Normally when I go away, I scour over fine dining options, to choose my “1 high end meal” of the trip. I start with the World’s Best 50 and Michelin lists, and I start whittling my list down through careful research until I finally choose. But my trip to Rome was different. My goal was to fill my food memory bank with classic Roman flavours that my palate could recall at home in my kitchen.
So while Michelin stars weren’t in my plans, I did want to do one dinner in Rome that wasn’t classic Roman/Italian food. Actually, I wanted to do 2 dinners but my other choice (The Fooders Mazzo) ended up being too far outside of central Rome to be practical.
Marzapane, sits on so many “best of Rome” lists, and when I saw that 26 year old Spanish chef Alba Esteve Ruiz worked at La Cellar Can Roca, this choice was too intriguing to ignore.
Marzapane was a healthy 45 minute walk from my apartment and after walking my feet off earlier in the day, I was happy when I finally arrived at the restaurant. Seeing as I’d spent the week dining in old school trattorias, the comfortably modern dining space was a refreshing change. Unfortunately, I was seated at the one awkward table in the restaurant, where the chairs were low and comfy, which isn’t something I’m looking for in a dining situation. Perhaps I could have asked to change, but I noticed that all the other seats were dark, which I knew would make taking photos difficult. My table sat underneath a spot light of sorts, which I see now, after looking at the photos from that night, proved to make the food look a “harsh”.

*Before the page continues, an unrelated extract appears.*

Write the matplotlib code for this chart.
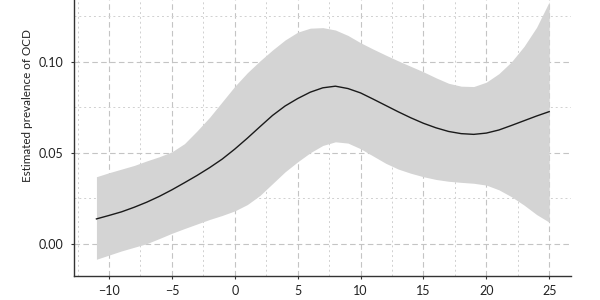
import numpy as np
import matplotlib.pyplot as plt
from matplotlib.ticker import MultipleLocator

plt.rcParams['font.family'] = ['Lato', 'DejaVu Sans']

# values
x = list(range(-11, 26))
est = [0.0136, 0.0155, 0.0175, 0.0200, 0.0228, 0.0260, 0.0296, 0.0335,
       0.0375, 0.0418, 0.0465, 0.0520, 0.0580, 0.0643, 0.0705, 0.0757,
       0.0798, 0.0833, 0.0857, 0.0866, 0.0853, 0.0829, 0.0795, 0.0760,
       0.0725, 0.0692, 0.0662, 0.0637, 0.0617, 0.0605, 0.0601, 0.0608,
       0.0625, 0.0650, 0.0676, 0.0702, 0.0726]
upper = [0.0368, 0.0390, 0.0410, 0.0430, 0.0455, 0.0478, 0.0505, 0.0550,
         0.0620, 0.0695, 0.0780, 0.0865, 0.0940, 0.1005, 0.1065, 0.1120,
         0.1163, 0.1185, 0.1188, 0.1175, 0.1145, 0.1105, 0.1070, 0.1037,
         0.1005, 0.0975, 0.0945, 0.0912, 0.0882, 0.0866, 0.0864, 0.0888,
         0.0935, 0.1000, 0.1085, 0.1190, 0.1330]
lower = [-0.0086, -0.0063, -0.0040, -0.0020, 0.0000, 0.0028, 0.0057, 0.0083,
         0.0108, 0.0133, 0.0155, 0.0180, 0.0215, 0.0265, 0.0330, 0.0395,
         0.0450, 0.0500, 0.0540, 0.0560, 0.0553, 0.0522, 0.0482, 0.0442,
         0.0410, 0.0387, 0.0368, 0.0353, 0.0343, 0.0337, 0.0332, 0.0322,
         0.0296, 0.0258, 0.0212, 0.0160, 0.0118]

fig = plt.figure(figsize=(6, 3), dpi=100)
ax = fig.add_axes([0.123, 0.08, 0.829, 0.92])

ax.fill_between(x, lower, upper, color='#d4d4d4', linewidth=0, zorder=2)
ax.plot(x, est, color='#1a1a1a', linewidth=1.0, zorder=3)

ax.set_xlim(-12.8, 26.75)
ax.set_ylim(-0.0178, 0.134)
ax.xaxis.set_major_locator(MultipleLocator(5))
ax.xaxis.set_minor_locator(MultipleLocator(2.5))
ax.yaxis.set_major_locator(MultipleLocator(0.05))
ax.yaxis.set_minor_locator(MultipleLocator(0.025))
ax.yaxis.set_major_formatter(plt.FuncFormatter(lambda v, p: f'{v:.2f}'))

ax.grid(which='major', color='#c4c4c4', linestyle=(0, (5, 3)), linewidth=0.8, zorder=1)
ax.grid(which='minor', color='#d0d0d0', linestyle=(0, (2, 3)), linewidth=0.7, zorder=1)
ax.set_axisbelow(True)

for s in ['top', 'right']:
    ax.spines[s].set_visible(False)
for s in ['left', 'bottom']:
    ax.spines[s].set_color('#333333')
    ax.spines[s].set_linewidth(1.0)

ax.tick_params(which='major', direction='out', length=2.5, width=0.8,
               color='#333333', labelsize=9, labelcolor='#222222')
ax.tick_params(axis='y', pad=5)
ax.tick_params(axis='x', pad=4)
ax.tick_params(which='minor', length=0)

ax.set_ylabel('Estimated prevalence of OCD', fontsize=8.4, color='#222222')
ax.yaxis.set_label_coords(-0.083, 0.616)

fig.savefig('out.png', dpi=100)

It was my intention to do one of the 3 tasting menus, but none of them had the mix of dishes that I saw on the menu as wanting. Marzapane asks that everyone at the table participate in the same tasting, which doesn’t maximize the number of dishes you’re able to experience off the menu, so instead we chose a la carte.
The service throughout the night was a bit awkward, which isn’t something I’d normally mention, because I have a high tolerance for service styles as long as people aren’t rude. So although the servers were not rude, there also wasn’t the engagement that I normally appreciate when I’m being served wonderful food in a nice environment. I found it odd that the plates of food were delivered to the table without a word of explanation. There was also the matter of the wine we ordered not being available and then being brought out a “similar” wine which was not similar at all and €20 more expensive than the one we originally chose.
I’m not going to blame it on the servers’ English not being strong, because I am usually fantastic at getting by in situations where I don’t speak the language. I did find it interesting though that in a restaurant where the staff were all so young and the clientele seemed more than half English speaking, that there would be this difficulty in communicating.
I chose from the menu the dishes which contained ingredient combinations which intrigued me. Perhaps because of that, there were some hits and misses in the dishes as a whole.
My meal at Marzapane challenged me. There was so much potential for it to be an amazing meal, but it seemed to fall short in so many ways. I really wanted to like the meal, and there were parts that were great, but unfortunately the whole was not greater than the sum of (some of) the parts.